High temperature semiconductors

Kragen Javier Sitaker, 2019-12-01 (2 minutes)

The distinction between insulators and semiconductors is temperature-dependent; an insulator becomes a semiconductor when the thermal energy of its electrons is enough to permit a significant number of its electrons to transition from its valence band to its conduction band, continuously replacing those that fall back down. Even if the bandgap doesn't decrease with temperature, as they generally do, this means that any insulating material will eventually become a semiconductor at a high enough temperature.
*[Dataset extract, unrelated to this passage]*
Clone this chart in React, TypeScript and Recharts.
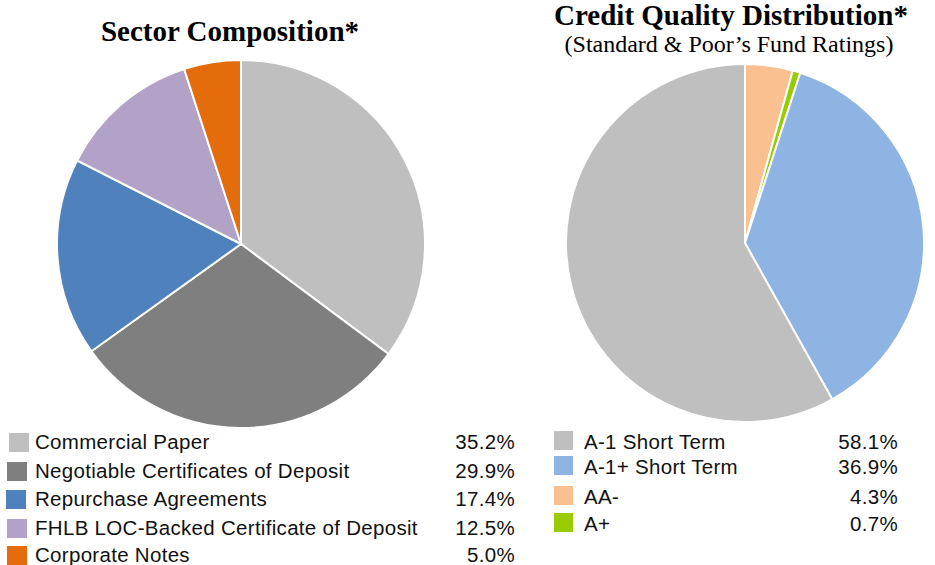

There is a lot of work on "wide-bandgap high-temperature semiconductors" like gallium nitride and silicon carbide with applications up to 300°. But I think we can think bigger: what about semiconductors at 900° or 1200°? The Stefan-Boltzmann law gives us power dissipation proportional to T4; if at 100° we can dissipate 1 W/cm², then at 700° we should be able to dissipate 16 W/cm², and at 1200°, some 243 W/cm². This should permit substantially higher computational speeds, even despite other temperature-driven phenomena that will slow down computation.

What materials barely begin to conduct electricity at such temperatures? Quartz, of course, but perhaps also other refractory materials like lime, beryllia, thoria, urania, and magnesia. Other conduction phenomena also come into play at these temperatures, like zirconia's conduction by mobile oxygen ions.

Building devices that operate successfully at such temperatures will be challenging, among other things because they would probably be destroyed if ever allowed to cool to room temperature, and because the lifespans of structures even in fairly stable materials is human-scale at high temperatures. As discussed in Gardening machines, though, automated fabrication should reduce the importance of such durability considerations considerably.

Another difficulty is that you probably still benefit something to use as an insulator in your circuits, although room-temperature gallium arsenide integrated circuits seem to mostly do okay just using reverse-biased diode junctions.